Tory cool.  That's a phrase you don't often see. But when Wired covers the work of three serious backroom players at CCHQ there's no other word for it. 

The facts of course tell a different story.  Yes, Labour's Membersnet beat the Conservatives out of the gate in providing a toolkit for activists.  Yes, Labour's phonebank has been up and running for yonks.  But sometimes facts aren't the issue. The Conservatives, through the work of Rishi Saha, Craig Elder and Sam Coates, have captured the castle in terms of online tools for the election in no uncertain terms.

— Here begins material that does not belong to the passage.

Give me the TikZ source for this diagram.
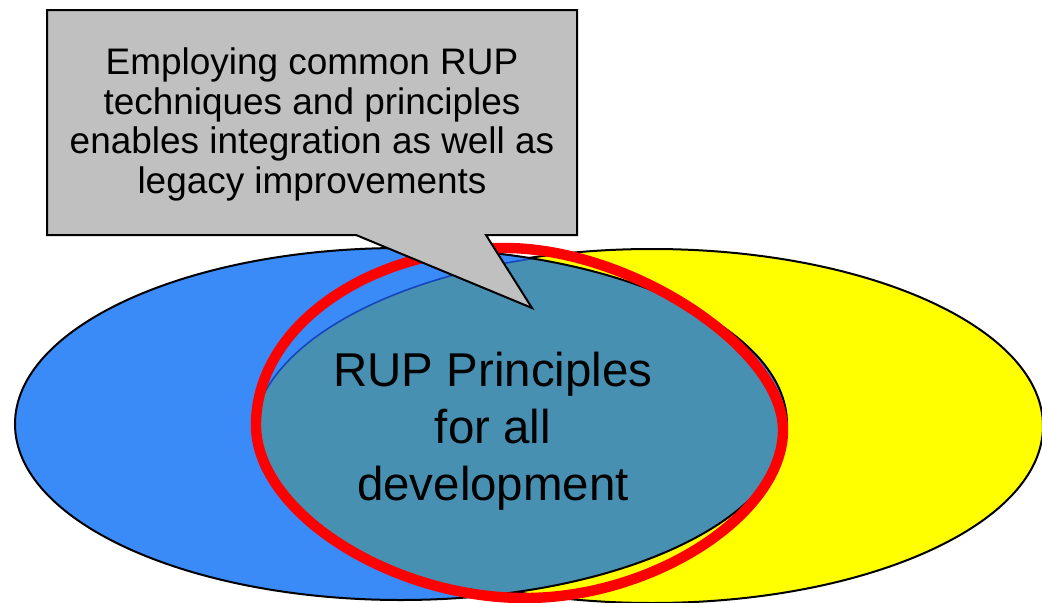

I'm not sure there are any votes in having a more slick website than the opposition (yet). But what Saha et al have achieved is a singular culture change at CCHQ which has far-reaching consequences.  Wresting control of the website away from the press office, giving it life as a channel in its own right, were just the first steps.  From there the party's website and the sister site, myconservatives.com, has started to inform debate, collect money and provide a backdrop to the all important blue thread in Tory policy: the post bureaucratic age.

When I saw Saha speak at a Public Services Trust roundtable recently I was struck by how a-political his style was. Many of his ideas, about using Government data to build communities of shared experience to cultivate human capital and more engaged citizens work across party lines.  When he talks about the post bureaucratic age the content chimes almost exactly with David Miliband's buzz phrase 'double devolution'. The Co-operative Party claims the same space for mutualism.

Fundamentally it's about changing the transactional role of government to where it can enable people with shared views to come together and provide the tools and incentives to help new communities grow and flourish.

Harnessing the power of online communities to build civic activism and social organising is Saha's big idea.  He's claimed it, and the mantle of cool that goes with it.